By the late 1960s, the unsound theory had become a feature of popular culture and appeared routinely in newspapers as a metaphor for suicidal, irrational behaviour: “No one had the slightest idea of what was happening, yet all had joined in the mad lemming-like scramble for the waterfront” (The Victoria Islander, February 1970).
sloth
The noun sloth is part of the native lexical stock of English, being the direct descendant of similar forms going back to the Proto-Germanic language. It can be analyzed as the fusion of the adjective slow with the noun suffix -th, denoting a state or quality (compare sloth with words like truth, strength, wealth, length, warmth, all from adjectives, or growth and tilth, from verbs).
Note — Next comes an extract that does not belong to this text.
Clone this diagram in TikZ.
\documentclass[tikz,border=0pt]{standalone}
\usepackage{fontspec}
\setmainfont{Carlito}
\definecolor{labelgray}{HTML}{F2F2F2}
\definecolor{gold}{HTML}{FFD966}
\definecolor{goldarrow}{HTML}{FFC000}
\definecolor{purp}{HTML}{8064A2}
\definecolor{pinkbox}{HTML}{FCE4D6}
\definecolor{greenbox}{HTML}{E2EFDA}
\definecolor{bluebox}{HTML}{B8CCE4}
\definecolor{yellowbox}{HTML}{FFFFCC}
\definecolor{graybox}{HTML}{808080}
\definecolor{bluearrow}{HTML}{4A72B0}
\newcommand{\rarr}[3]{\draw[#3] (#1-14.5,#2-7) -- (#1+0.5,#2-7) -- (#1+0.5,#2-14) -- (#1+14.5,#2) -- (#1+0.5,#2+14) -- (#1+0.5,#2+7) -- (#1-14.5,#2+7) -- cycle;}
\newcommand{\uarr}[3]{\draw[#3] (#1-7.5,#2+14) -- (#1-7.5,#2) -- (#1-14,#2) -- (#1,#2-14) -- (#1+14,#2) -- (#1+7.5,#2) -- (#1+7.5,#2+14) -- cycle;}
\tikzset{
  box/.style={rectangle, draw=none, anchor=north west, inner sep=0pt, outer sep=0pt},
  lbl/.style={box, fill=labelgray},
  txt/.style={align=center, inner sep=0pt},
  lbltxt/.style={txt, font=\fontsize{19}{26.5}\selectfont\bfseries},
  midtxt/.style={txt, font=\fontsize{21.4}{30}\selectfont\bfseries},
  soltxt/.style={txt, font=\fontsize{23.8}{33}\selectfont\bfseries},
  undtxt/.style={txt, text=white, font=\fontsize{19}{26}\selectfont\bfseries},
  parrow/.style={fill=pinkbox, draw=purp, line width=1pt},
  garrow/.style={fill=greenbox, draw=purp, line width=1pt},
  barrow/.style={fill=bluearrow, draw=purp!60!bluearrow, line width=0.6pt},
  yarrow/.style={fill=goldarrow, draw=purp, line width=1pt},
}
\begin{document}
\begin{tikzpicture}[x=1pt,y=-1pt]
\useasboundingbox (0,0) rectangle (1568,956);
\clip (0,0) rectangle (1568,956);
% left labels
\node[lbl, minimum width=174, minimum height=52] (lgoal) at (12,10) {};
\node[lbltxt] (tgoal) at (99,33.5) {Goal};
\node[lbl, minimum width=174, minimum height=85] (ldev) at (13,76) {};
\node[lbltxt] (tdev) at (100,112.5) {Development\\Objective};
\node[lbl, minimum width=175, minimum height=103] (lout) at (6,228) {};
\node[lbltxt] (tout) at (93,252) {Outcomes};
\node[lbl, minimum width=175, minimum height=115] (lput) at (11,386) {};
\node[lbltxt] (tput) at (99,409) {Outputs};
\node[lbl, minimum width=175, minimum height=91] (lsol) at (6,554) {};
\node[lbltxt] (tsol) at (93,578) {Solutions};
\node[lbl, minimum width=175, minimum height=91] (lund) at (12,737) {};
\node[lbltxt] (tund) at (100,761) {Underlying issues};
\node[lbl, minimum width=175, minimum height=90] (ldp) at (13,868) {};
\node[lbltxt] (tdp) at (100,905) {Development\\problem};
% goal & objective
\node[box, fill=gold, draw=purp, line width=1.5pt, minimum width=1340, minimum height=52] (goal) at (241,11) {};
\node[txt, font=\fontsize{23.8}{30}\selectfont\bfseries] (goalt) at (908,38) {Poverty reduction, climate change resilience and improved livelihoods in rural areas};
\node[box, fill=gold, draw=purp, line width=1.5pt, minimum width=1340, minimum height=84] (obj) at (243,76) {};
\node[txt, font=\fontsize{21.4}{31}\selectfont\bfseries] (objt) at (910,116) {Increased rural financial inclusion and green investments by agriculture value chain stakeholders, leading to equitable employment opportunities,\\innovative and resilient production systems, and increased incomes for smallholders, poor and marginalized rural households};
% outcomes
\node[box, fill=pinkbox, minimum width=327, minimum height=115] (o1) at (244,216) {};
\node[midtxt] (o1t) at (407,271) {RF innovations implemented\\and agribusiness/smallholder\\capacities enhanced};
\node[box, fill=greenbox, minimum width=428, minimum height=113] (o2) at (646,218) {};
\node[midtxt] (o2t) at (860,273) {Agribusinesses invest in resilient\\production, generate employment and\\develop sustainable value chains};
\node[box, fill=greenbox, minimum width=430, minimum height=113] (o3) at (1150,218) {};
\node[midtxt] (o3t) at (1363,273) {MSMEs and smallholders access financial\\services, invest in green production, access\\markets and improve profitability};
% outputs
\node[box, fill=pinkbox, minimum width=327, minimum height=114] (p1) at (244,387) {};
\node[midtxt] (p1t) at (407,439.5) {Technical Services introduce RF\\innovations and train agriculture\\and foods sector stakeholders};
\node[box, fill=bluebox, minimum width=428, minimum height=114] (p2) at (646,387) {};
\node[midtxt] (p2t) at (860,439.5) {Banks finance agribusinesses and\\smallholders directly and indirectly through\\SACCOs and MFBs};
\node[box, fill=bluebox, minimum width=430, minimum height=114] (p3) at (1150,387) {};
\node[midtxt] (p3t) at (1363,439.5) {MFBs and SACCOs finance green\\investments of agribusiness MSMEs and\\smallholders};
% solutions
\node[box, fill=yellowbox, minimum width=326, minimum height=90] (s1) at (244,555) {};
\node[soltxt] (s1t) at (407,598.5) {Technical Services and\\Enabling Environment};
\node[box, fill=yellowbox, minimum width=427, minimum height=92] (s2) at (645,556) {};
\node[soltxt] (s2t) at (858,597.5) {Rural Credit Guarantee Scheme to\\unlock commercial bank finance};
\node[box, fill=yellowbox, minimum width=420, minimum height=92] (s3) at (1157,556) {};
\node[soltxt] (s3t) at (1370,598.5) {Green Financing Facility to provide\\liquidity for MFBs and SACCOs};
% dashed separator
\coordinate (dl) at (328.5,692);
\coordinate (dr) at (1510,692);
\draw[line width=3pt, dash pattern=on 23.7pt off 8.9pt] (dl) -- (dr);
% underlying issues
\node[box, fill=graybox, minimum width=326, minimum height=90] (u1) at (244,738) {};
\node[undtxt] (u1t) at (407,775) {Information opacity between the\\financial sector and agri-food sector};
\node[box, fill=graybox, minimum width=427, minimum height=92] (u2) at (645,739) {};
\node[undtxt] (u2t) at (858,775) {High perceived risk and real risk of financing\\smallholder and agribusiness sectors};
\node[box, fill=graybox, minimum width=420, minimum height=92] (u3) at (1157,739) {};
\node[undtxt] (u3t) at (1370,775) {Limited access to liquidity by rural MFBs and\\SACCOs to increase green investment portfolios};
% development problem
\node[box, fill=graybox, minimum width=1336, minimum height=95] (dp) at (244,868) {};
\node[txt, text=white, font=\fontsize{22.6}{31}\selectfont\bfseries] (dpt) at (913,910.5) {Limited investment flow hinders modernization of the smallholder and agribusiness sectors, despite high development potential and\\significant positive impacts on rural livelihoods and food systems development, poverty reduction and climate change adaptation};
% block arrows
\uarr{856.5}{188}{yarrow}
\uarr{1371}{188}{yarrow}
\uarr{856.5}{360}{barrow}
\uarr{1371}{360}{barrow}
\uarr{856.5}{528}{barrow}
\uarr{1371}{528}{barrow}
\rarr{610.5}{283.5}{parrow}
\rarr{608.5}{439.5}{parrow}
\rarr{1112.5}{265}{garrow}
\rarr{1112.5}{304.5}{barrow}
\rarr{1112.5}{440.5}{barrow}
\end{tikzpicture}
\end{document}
Many variations in spelling are recorded, all of which are derived from the Old English noun slǣwþ (slǣwth), which meant “laziness, indolence, inertia, torpor”, from the same Proto-Germanic base as the adjective slow. In Wycliffe’s Bible (circa 1384), sloth is the normal term used to refer to one of the seven deadly sins, along with pride, greed, lust, envy, gluttony and wrath. The word appears a dozen times in Wycliffe’s translation of the Old Testament (“Sloth bringeth in sleep; and a negligent soul shall have hunger”, Proverbs 19:15).
In Late Middle English, sloth was also applied to people inclined towards laziness and idleness, or guilty of the sin of sloth. In John Gower’s Confessio Amantis, written between 1386 and 1390, one can read such pronouncements as “Slowthe mai no profit winne”, i.e. “sloths may not gain profit”. Centuries later, this personified sense was applied to the slow-moving, sleep-loving South American mammal. The English “sloth”, meaning the animal, appears to be a parallel translation of the Portuguese preguiça “sloth”, which is related to French paresse, Italian pigrizia and Spanish pereza (all from Latin pigritia “laziness”). Early attestations in English travelogues, such as Samuel Purchas’s Pilgrimage, date from the early 1600s and sometimes mention the indigenous names for the animal (hay, haüthi, etc.).
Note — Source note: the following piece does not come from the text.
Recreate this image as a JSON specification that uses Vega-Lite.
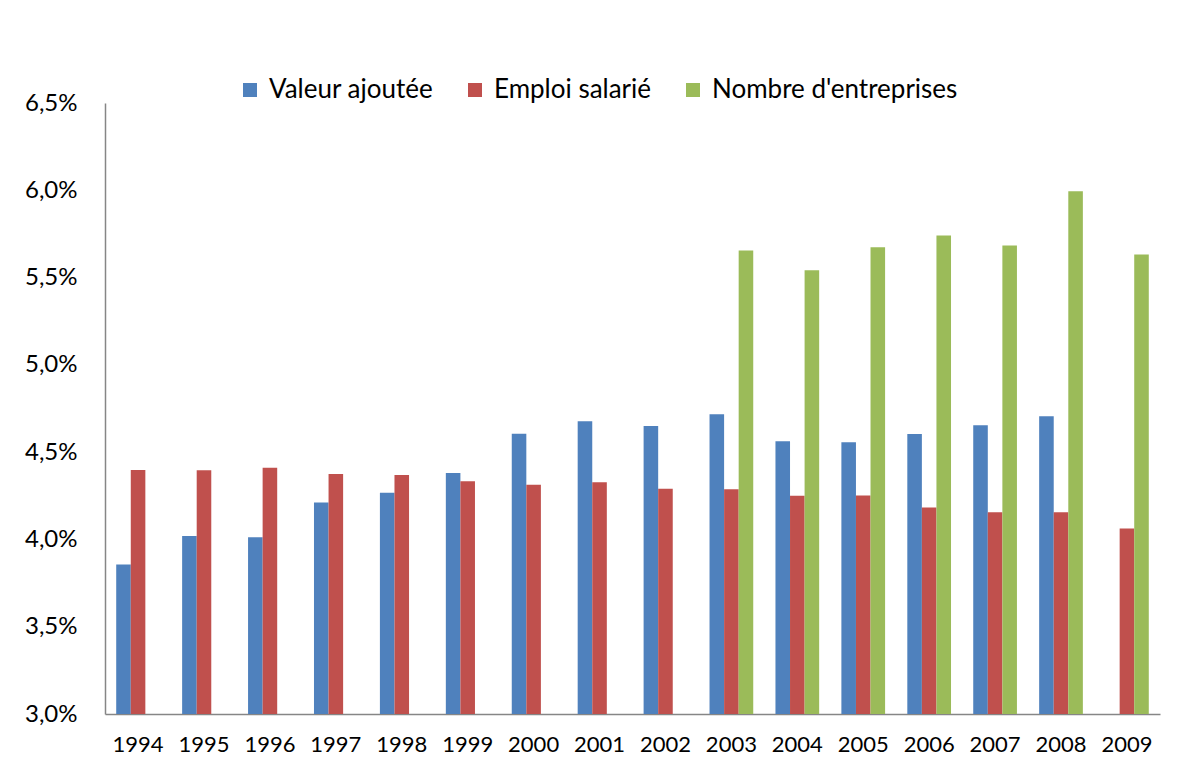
{
  "$schema": "https://vega.github.io/schema/vega-lite/v6.json",
  "width": 1055,
  "height": 611,
  "autosize": {"type": "none"},
  "padding": {"left": 105, "top": 103, "right": 23, "bottom": 57},
  "background": "white",
  "config": {"view": {"stroke": null}, "font": "Lato"},
  "data": {
    "values": [
      {"annee": "1994", "serie": "Valeur ajoutée", "valeur": 3.856},
      {"annee": "1995", "serie": "Valeur ajoutée", "valeur": 4.019},
      {"annee": "1996", "serie": "Valeur ajoutée", "valeur": 4.012},
      {"annee": "1997", "serie": "Valeur ajoutée", "valeur": 4.212},
      {"annee": "1998", "serie": "Valeur ajoutée", "valeur": 4.267},
      {"annee": "1999", "serie": "Valeur ajoutée", "valeur": 4.381},
      {"annee": "2000", "serie": "Valeur ajoutée", "valeur": 4.606},
      {"annee": "2001", "serie": "Valeur ajoutée", "valeur": 4.677},
      {"annee": "2002", "serie": "Valeur ajoutée", "valeur": 4.650},
      {"annee": "2003", "serie": "Valeur ajoutée", "valeur": 4.717},
      {"annee": "2004", "serie": "Valeur ajoutée", "valeur": 4.563},
      {"annee": "2005", "serie": "Valeur ajoutée", "valeur": 4.556},
      {"annee": "2006", "serie": "Valeur ajoutée", "valeur": 4.604},
      {"annee": "2007", "serie": "Valeur ajoutée", "valeur": 4.654},
      {"annee": "2008", "serie": "Valeur ajoutée", "valeur": 4.706},
      {"annee": "1994", "serie": "Emploi salarié", "valeur": 4.398},
      {"annee": "1995", "serie": "Emploi salarié", "valeur": 4.396},
      {"annee": "1996", "serie": "Emploi salarié", "valeur": 4.410},
      {"annee": "1997", "serie": "Emploi salarié", "valeur": 4.375},
      {"annee": "1998", "serie": "Emploi salarié", "valeur": 4.369},
      {"annee": "1999", "serie": "Emploi salarié", "valeur": 4.333},
      {"annee": "2000", "serie": "Emploi salarié", "valeur": 4.313},
      {"annee": "2001", "serie": "Emploi salarié", "valeur": 4.327},
      {"annee": "2002", "serie": "Emploi salarié", "valeur": 4.290},
      {"annee": "2003", "serie": "Emploi salarié", "valeur": 4.288},
      {"annee": "2004", "serie": "Emploi salarié", "valeur": 4.250},
      {"annee": "2005", "serie": "Emploi salarié", "valeur": 4.252},
      {"annee": "2006", "serie": "Emploi salarié", "valeur": 4.183},
      {"annee": "2007", "serie": "Emploi salarié", "valeur": 4.156},
      {"annee": "2008", "serie": "Emploi salarié", "valeur": 4.156},
      {"annee": "2009", "serie": "Emploi salarié", "valeur": 4.063},
      {"annee": "2003", "serie": "Nombre d'entreprises", "valeur": 5.655},
      {"annee": "2004", "serie": "Nombre d'entreprises", "valeur": 5.542},
      {"annee": "2005", "serie": "Nombre d'entreprises", "valeur": 5.674},
      {"annee": "2006", "serie": "Nombre d'entreprises", "valeur": 5.741},
      {"annee": "2007", "serie": "Nombre d'entreprises", "valeur": 5.684},
      {"annee": "2008", "serie": "Nombre d'entreprises", "valeur": 5.994},
      {"annee": "2009", "serie": "Nombre d'entreprises", "valeur": 5.632}
    ]
  },
  "mark": {"type": "bar"},
  "encoding": {
    "x": {
      "field": "annee",
      "type": "ordinal",
      "scale": {"paddingInner": 0.337, "paddingOuter": 0.17},
      "axis": {
        "title": null,
        "labelAngle": 0,
        "labelFontSize": 22,
        "labelColor": "black",
        "labelPadding": 20,
        "ticks": false,
        "domainColor": "#868686",
        "domainWidth": 1.5
      }
    },
    "xOffset": {
      "field": "serie",
      "type": "nominal",
      "sort": ["Valeur ajoutée", "Emploi salarié", "Nombre d'entreprises"]
    },
    "y": {
      "field": "valeur",
      "type": "quantitative",
      "scale": {"domain": [3, 6.5], "zero": false, "nice": false},
      "axis": {
        "title": null,
        "values": [3, 3.5, 4, 4.5, 5, 5.5, 6, 6.5],
        "labelExpr": "replace(format(datum.value, '.1f'), '.', ',') + '%'",
        "grid": false,
        "ticks": false,
        "labelFontSize": 24,
        "labelColor": "black",
        "labelPadding": 28,
        "domainColor": "#868686",
        "domainWidth": 1.5
      }
    },
    "y2": {"datum": 3},
    "color": {
      "field": "serie",
      "type": "nominal",
      "sort": ["Valeur ajoutée", "Emploi salarié", "Nombre d'entreprises"],
      "scale": {"range": ["#4F81BD", "#C0504D", "#9BBB59"]},
      "legend": {
        "orient": "none",
        "legendX": 132,
        "legendY": -26,
        "direction": "horizontal",
        "title": null,
        "symbolType": "square",
        "symbolSize": 196,
        "symbolStrokeWidth": 0,
        "labelFontSize": 26,
        "labelLimit": 0,
        "labelColor": "black",
        "labelOffset": 6,
        "columnPadding": 28
      }
    }
  }
}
South American sloths indeed possess an extremely slow metabolism, sleeping up to 18 hours per day and limiting all movements to a bare minimum.
fox/vixen
The charming fox’s name is part of English’s native lexical stock and has remained fairly conservative in spelling since the Old English period. Its Proto-Germanic form has been reconstructed as fuhsaz. Near identical cognates of fox are found in most other Germanic languages (German Fuchs, Scots fox, West Frisian foks, dialectal Frisian foos, Old High German fuhs…), sometimes with the initial f- having moved to v- (Dutch and Low German vos, Old Saxon vohs).
The shift from [f] and [v] is also relevant in English as it accounts for the female form of fox: vixen. The word for a female fox plausibly comes from the (unattested) Old English fyxen, feminine of fox, using an old Germanic feminine suffix and an inflected root vowel. The southern regional pronunciation with initial v- instead of f- starts appearing during the fifteenth century, with the two forms coexisting until the early 1700s, including in dictionaries. The metaphorical and often derogatory sense of the word is an addition of the Early Modern English period, as illustrated by a few often quoted lines from William Shakespeare (“O, when she is angry, she is keene and shrewd, / She was a vixen, when she went to schoole”, A Midsummer’s Night Dream, 1600). Similar developments may be seen in the masculine form’s own metaphorical senses, e.g. “a clever, deceiving person”.